(begin)
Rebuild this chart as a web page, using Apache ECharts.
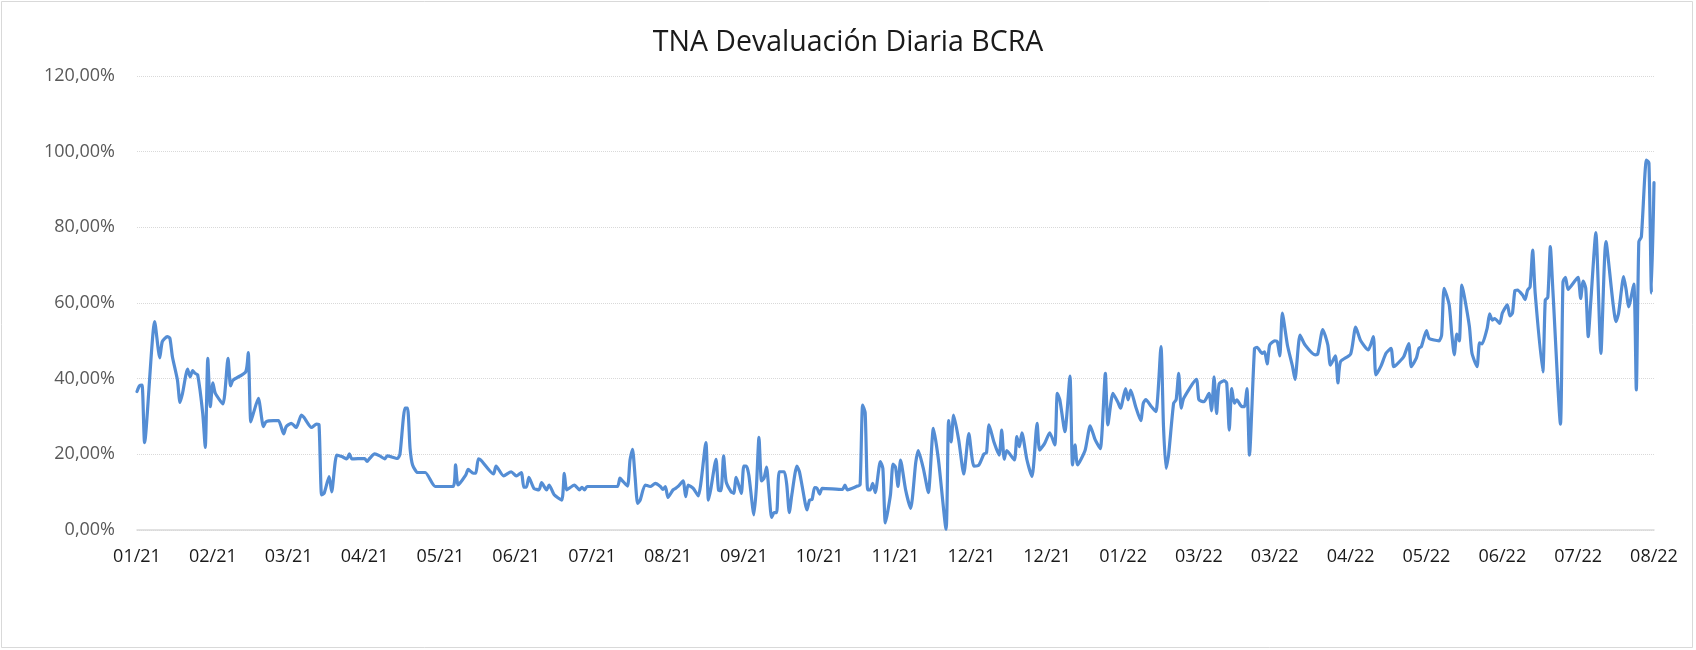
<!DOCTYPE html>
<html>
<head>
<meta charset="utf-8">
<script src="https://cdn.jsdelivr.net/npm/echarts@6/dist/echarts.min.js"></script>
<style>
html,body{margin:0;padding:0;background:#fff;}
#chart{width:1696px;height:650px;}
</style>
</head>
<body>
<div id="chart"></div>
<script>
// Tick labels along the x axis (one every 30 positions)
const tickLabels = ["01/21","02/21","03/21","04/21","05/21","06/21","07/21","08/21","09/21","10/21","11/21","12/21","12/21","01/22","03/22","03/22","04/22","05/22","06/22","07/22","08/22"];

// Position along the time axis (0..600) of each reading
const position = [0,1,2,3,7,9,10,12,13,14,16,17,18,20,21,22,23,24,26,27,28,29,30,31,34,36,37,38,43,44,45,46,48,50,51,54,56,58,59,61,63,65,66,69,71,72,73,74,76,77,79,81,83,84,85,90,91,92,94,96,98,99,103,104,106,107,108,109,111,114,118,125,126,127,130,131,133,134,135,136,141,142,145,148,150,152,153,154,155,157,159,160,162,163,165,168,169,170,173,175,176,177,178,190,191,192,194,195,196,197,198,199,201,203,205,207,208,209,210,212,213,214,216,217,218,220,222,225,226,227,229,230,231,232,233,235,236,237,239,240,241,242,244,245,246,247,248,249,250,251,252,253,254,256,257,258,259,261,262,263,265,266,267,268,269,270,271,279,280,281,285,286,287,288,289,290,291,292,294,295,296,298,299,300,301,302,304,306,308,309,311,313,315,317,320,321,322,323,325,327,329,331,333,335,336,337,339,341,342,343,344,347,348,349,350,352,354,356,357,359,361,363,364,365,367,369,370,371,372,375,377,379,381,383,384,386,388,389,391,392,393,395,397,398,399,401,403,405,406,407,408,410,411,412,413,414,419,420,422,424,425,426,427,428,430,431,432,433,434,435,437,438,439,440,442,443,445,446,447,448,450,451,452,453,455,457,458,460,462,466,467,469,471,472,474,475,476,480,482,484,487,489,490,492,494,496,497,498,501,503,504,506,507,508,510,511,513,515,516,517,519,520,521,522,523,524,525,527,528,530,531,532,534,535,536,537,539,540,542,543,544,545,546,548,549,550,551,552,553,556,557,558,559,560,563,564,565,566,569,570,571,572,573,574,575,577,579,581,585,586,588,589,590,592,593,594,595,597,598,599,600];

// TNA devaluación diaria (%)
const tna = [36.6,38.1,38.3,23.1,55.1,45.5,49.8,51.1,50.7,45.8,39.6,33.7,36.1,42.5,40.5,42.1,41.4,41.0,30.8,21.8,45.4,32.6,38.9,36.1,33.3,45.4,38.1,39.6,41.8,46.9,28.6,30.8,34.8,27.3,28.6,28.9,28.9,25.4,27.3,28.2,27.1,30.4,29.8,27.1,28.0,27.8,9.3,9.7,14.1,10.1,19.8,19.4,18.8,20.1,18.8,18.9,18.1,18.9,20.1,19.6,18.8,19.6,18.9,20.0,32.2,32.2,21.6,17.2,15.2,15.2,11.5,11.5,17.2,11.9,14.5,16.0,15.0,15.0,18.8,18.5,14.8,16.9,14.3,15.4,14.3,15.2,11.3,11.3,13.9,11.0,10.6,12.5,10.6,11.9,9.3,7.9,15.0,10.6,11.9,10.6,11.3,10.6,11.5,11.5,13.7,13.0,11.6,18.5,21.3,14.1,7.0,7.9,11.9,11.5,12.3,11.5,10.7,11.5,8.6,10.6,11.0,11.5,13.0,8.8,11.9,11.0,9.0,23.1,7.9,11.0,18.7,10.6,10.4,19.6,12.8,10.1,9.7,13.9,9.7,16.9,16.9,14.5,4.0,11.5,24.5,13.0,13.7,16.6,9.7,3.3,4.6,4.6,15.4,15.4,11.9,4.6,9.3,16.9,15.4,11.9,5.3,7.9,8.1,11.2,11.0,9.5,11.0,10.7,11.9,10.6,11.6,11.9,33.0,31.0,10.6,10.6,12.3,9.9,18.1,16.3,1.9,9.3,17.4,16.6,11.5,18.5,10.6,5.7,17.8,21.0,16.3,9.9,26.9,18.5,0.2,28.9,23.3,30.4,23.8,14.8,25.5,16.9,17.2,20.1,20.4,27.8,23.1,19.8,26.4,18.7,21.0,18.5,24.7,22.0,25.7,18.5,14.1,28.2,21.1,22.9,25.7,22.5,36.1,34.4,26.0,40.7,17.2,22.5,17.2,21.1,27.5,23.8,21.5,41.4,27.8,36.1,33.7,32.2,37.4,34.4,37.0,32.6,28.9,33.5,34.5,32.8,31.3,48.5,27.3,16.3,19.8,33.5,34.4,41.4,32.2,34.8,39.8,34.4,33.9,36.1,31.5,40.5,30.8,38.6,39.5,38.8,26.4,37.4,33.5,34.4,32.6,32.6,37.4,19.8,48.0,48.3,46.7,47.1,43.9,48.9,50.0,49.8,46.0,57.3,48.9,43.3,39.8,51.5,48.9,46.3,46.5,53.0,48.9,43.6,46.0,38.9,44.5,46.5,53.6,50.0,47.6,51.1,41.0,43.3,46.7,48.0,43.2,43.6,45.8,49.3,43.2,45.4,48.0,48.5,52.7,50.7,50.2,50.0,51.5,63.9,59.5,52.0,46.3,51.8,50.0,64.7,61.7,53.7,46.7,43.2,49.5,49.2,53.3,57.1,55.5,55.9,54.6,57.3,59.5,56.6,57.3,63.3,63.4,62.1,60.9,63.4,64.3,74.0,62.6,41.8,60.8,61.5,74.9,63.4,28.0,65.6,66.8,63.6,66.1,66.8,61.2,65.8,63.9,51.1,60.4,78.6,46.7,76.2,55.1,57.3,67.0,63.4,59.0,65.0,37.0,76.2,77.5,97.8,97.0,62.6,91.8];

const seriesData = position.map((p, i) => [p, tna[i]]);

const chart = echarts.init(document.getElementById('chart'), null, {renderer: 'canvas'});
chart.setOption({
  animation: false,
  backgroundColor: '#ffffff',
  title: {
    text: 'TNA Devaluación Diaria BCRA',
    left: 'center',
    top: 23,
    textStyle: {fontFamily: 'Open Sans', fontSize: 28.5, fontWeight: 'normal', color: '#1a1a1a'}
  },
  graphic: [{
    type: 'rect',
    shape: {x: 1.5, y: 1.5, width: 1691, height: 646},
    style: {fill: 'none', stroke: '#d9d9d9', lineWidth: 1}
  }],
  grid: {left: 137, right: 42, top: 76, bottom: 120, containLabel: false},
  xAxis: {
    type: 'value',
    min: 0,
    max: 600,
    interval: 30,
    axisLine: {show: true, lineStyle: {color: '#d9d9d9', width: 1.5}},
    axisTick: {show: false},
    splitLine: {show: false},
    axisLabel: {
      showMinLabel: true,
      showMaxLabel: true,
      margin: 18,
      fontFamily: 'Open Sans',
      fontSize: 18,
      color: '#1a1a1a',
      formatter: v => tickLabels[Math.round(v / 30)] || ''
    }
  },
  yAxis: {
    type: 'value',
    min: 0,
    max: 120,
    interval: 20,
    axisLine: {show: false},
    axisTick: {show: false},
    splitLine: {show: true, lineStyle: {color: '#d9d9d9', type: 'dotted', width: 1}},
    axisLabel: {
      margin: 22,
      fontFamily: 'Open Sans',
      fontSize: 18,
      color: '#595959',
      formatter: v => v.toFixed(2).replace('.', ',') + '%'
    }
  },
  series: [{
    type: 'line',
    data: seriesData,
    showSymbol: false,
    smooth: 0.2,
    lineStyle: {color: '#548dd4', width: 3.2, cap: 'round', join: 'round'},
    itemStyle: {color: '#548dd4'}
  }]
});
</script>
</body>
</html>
(end)
STATED TASK: Copy the material above in full and exactly, skipping pictures.

WRITTEN SOLUTION:
Rebuild this chart as a web page, using Apache ECharts.
<!DOCTYPE html>
<html>
<head>
<meta charset="utf-8">
<script src="https://cdn.jsdelivr.net/npm/echarts@6/dist/echarts.min.js"></script>
<style>
html,body{margin:0;padding:0;background:#fff;}
#chart{width:1696px;height:650px;}
</style>
</head>
<body>
<div id="chart"></div>
<script>
// Tick labels along the x axis (one every 30 positions)
const tickLabels = ["01/21","02/21","03/21","04/21","05/21","06/21","07/21","08/21","09/21","10/21","11/21","12/21","12/21","01/22","03/22","03/22","04/22","05/22","06/22","07/22","08/22"];

// Position along the time axis (0..600) of each reading
const position = [0,1,2,3,7,9,10,12,13,14,16,17,18,20,21,22,23,24,26,27,28,29,30,31,34,36,37,38,43,44,45,46,48,50,51,54,56,58,59,61,63,65,66,69,71,72,73,74,76,77,79,81,83,84,85,90,91,92,94,96,98,99,103,104,106,107,108,109,111,114,118,125,126,127,130,131,133,134,135,136,141,142,145,148,150,152,153,154,155,157,159,160,162,163,165,168,169,170,173,175,176,177,178,190,191,192,194,195,196,197,198,199,201,203,205,207,208,209,210,212,213,214,216,217,218,220,222,225,226,227,229,230,231,232,233,235,236,237,239,240,241,242,244,245,246,247,248,249,250,251,252,253,254,256,257,258,259,261,262,263,265,266,267,268,269,270,271,279,280,281,285,286,287,288,289,290,291,292,294,295,296,298,299,300,301,302,304,306,308,309,311,313,315,317,320,321,322,323,325,327,329,331,333,335,336,337,339,341,342,343,344,347,348,349,350,352,354,356,357,359,361,363,364,365,367,369,370,371,372,375,377,379,381,383,384,386,388,389,391,392,393,395,397,398,399,401,403,405,406,407,408,410,411,412,413,414,419,420,422,424,425,426,427,428,430,431,432,433,434,435,437,438,439,440,442,443,445,446,447,448,450,451,452,453,455,457,458,460,462,466,467,469,471,472,474,475,476,480,482,484,487,489,490,492,494,496,497,498,501,503,504,506,507,508,510,511,513,515,516,517,519,520,521,522,523,524,525,527,528,530,531,532,534,535,536,537,539,540,542,543,544,545,546,548,549,550,551,552,553,556,557,558,559,560,563,564,565,566,569,570,571,572,573,574,575,577,579,581,585,586,588,589,590,592,593,594,595,597,598,599,600];

// TNA devaluación diaria (%)
const tna = [36.6,38.1,38.3,23.1,55.1,45.5,49.8,51.1,50.7,45.8,39.6,33.7,36.1,42.5,40.5,42.1,41.4,41.0,30.8,21.8,45.4,32.6,38.9,36.1,33.3,45.4,38.1,39.6,41.8,46.9,28.6,30.8,34.8,27.3,28.6,28.9,28.9,25.4,27.3,28.2,27.1,30.4,29.8,27.1,28.0,27.8,9.3,9.7,14.1,10.1,19.8,19.4,18.8,20.1,18.8,18.9,18.1,18.9,20.1,19.6,18.8,19.6,18.9,20.0,32.2,32.2,21.6,17.2,15.2,15.2,11.5,11.5,17.2,11.9,14.5,16.0,15.0,15.0,18.8,18.5,14.8,16.9,14.3,15.4,14.3,15.2,11.3,11.3,13.9,11.0,10.6,12.5,10.6,11.9,9.3,7.9,15.0,10.6,11.9,10.6,11.3,10.6,11.5,11.5,13.7,13.0,11.6,18.5,21.3,14.1,7.0,7.9,11.9,11.5,12.3,11.5,10.7,11.5,8.6,10.6,11.0,11.5,13.0,8.8,11.9,11.0,9.0,23.1,7.9,11.0,18.7,10.6,10.4,19.6,12.8,10.1,9.7,13.9,9.7,16.9,16.9,14.5,4.0,11.5,24.5,13.0,13.7,16.6,9.7,3.3,4.6,4.6,15.4,15.4,11.9,4.6,9.3,16.9,15.4,11.9,5.3,7.9,8.1,11.2,11.0,9.5,11.0,10.7,11.9,10.6,11.6,11.9,33.0,31.0,10.6,10.6,12.3,9.9,18.1,16.3,1.9,9.3,17.4,16.6,11.5,18.5,10.6,5.7,17.8,21.0,16.3,9.9,26.9,18.5,0.2,28.9,23.3,30.4,23.8,14.8,25.5,16.9,17.2,20.1,20.4,27.8,23.1,19.8,26.4,18.7,21.0,18.5,24.7,22.0,25.7,18.5,14.1,28.2,21.1,22.9,25.7,22.5,36.1,34.4,26.0,40.7,17.2,22.5,17.2,21.1,27.5,23.8,21.5,41.4,27.8,36.1,33.7,32.2,37.4,34.4,37.0,32.6,28.9,33.5,34.5,32.8,31.3,48.5,27.3,16.3,19.8,33.5,34.4,41.4,32.2,34.8,39.8,34.4,33.9,36.1,31.5,40.5,30.8,38.6,39.5,38.8,26.4,37.4,33.5,34.4,32.6,32.6,37.4,19.8,48.0,48.3,46.7,47.1,43.9,48.9,50.0,49.8,46.0,57.3,48.9,43.3,39.8,51.5,48.9,46.3,46.5,53.0,48.9,43.6,46.0,38.9,44.5,46.5,53.6,50.0,47.6,51.1,41.0,43.3,46.7,48.0,43.2,43.6,45.8,49.3,43.2,45.4,48.0,48.5,52.7,50.7,50.2,50.0,51.5,63.9,59.5,52.0,46.3,51.8,50.0,64.7,61.7,53.7,46.7,43.2,49.5,49.2,53.3,57.1,55.5,55.9,54.6,57.3,59.5,56.6,57.3,63.3,63.4,62.1,60.9,63.4,64.3,74.0,62.6,41.8,60.8,61.5,74.9,63.4,28.0,65.6,66.8,63.6,66.1,66.8,61.2,65.8,63.9,51.1,60.4,78.6,46.7,76.2,55.1,57.3,67.0,63.4,59.0,65.0,37.0,76.2,77.5,97.8,97.0,62.6,91.8];

const seriesData = position.map((p, i) => [p, tna[i]]);

const chart = echarts.init(document.getElementById('chart'), null, {renderer: 'canvas'});
chart.setOption({
  animation: false,
  backgroundColor: '#ffffff',
  title: {
    text: 'TNA Devaluación Diaria BCRA',
    left: 'center',
    top: 23,
    textStyle: {fontFamily: 'Open Sans', fontSize: 28.5, fontWeight: 'normal', color: '#1a1a1a'}
  },
  graphic: [{
    type: 'rect',
    shape: {x: 1.5, y: 1.5, width: 1691, height: 646},
    style: {fill: 'none', stroke: '#d9d9d9', lineWidth: 1}
  }],
  grid: {left: 137, right: 42, top: 76, bottom: 120, containLabel: false},
  xAxis: {
    type: 'value',
    min: 0,
    max: 600,
    interval: 30,
    axisLine: {show: true, lineStyle: {color: '#d9d9d9', width: 1.5}},
    axisTick: {show: false},
    splitLine: {show: false},
    axisLabel: {
      showMinLabel: true,
      showMaxLabel: true,
      margin: 18,
      fontFamily: 'Open Sans',
      fontSize: 18,
      color: '#1a1a1a',
      formatter: v => tickLabels[Math.round(v / 30)] || ''
    }
  },
  yAxis: {
    type: 'value',
    min: 0,
    max: 120,
    interval: 20,
    axisLine: {show: false},
    axisTick: {show: false},
    splitLine: {show: true, lineStyle: {color: '#d9d9d9', type: 'dotted', width: 1}},
    axisLabel: {
      margin: 22,
      fontFamily: 'Open Sans',
      fontSize: 18,
      color: '#595959',
      formatter: v => v.toFixed(2).replace('.', ',') + '%'
    }
  },
  series: [{
    type: 'line',
    data: seriesData,
    showSymbol: false,
    smooth: 0.2,
    lineStyle: {color: '#548dd4', width: 3.2, cap: 'round', join: 'round'},
    itemStyle: {color: '#548dd4'}
  }]
});
</script>
</body>
</html>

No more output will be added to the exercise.